**EXERCISE BRIEF:** Check each line of the listing, and copy it if it contains the word "matplotlib".

* * * * * * *

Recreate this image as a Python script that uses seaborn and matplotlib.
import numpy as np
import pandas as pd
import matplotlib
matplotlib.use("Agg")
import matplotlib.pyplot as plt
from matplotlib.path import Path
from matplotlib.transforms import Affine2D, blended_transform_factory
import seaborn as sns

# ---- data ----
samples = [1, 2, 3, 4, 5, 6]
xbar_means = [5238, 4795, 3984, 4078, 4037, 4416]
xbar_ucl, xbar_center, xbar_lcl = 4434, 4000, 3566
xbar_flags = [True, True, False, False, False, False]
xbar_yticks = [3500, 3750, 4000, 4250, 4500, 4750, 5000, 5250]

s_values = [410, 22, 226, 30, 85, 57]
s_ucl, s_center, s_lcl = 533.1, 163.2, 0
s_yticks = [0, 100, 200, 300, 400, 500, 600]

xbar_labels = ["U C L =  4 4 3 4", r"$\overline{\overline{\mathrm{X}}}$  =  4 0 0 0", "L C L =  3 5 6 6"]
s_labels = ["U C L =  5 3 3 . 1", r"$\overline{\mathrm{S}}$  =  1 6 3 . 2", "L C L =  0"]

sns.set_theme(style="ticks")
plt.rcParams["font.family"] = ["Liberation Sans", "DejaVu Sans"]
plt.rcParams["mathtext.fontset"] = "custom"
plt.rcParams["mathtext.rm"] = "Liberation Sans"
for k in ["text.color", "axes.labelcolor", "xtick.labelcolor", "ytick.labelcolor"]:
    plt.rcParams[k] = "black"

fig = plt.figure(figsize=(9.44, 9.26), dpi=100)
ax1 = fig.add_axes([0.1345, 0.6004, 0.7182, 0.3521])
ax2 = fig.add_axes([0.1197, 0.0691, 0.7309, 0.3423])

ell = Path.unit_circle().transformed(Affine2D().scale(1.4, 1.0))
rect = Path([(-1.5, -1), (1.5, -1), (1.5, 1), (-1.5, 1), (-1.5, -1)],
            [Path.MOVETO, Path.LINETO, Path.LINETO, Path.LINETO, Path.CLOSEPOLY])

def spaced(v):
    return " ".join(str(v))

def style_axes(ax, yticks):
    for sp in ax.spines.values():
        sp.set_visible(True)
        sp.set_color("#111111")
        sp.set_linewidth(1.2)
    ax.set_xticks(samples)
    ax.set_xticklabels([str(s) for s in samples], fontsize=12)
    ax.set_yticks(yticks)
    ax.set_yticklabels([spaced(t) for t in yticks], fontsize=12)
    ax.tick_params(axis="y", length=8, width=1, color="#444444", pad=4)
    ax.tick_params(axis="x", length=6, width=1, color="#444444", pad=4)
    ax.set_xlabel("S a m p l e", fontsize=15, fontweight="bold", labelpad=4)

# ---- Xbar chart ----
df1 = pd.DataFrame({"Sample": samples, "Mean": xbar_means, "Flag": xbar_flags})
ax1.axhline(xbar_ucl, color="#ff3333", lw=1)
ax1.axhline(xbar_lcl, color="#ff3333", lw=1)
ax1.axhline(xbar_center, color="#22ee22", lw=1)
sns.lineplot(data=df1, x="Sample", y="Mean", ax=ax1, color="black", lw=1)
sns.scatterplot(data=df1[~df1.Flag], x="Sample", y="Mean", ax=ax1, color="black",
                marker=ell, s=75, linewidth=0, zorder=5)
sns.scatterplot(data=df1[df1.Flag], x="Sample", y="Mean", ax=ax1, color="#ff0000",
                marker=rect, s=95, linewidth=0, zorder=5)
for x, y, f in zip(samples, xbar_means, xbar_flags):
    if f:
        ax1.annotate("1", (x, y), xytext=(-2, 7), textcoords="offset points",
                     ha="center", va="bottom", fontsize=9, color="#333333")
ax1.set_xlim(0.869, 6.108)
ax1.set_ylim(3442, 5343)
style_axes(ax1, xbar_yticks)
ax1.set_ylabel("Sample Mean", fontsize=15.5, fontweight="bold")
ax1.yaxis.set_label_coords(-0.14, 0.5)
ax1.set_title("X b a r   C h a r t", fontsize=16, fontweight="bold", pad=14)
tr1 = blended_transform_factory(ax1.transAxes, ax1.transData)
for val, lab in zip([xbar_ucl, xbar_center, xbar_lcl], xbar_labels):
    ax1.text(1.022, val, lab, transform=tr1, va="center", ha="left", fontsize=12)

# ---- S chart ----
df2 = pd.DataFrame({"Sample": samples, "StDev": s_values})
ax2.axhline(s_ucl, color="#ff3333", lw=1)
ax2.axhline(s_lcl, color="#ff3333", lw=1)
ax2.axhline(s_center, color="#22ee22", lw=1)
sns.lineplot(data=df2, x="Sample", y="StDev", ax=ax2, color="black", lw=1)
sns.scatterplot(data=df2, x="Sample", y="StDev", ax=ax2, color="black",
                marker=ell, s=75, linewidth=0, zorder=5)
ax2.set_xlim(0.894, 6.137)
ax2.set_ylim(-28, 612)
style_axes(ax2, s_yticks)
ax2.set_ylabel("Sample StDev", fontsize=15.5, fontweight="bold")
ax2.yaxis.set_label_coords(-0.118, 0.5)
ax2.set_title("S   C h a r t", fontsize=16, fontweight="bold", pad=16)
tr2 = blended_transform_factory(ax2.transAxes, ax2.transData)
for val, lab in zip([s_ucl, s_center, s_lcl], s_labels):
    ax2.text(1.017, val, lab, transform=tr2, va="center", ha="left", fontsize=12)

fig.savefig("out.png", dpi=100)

* * * * * * *

**RESULT OF THIS EXERCISE:**
Recreate this image as a Python script that uses seaborn and matplotlib.
import matplotlib
matplotlib.use("Agg")
import matplotlib.pyplot as plt
from matplotlib.path import Path
from matplotlib.transforms import Affine2D, blended_transform_factory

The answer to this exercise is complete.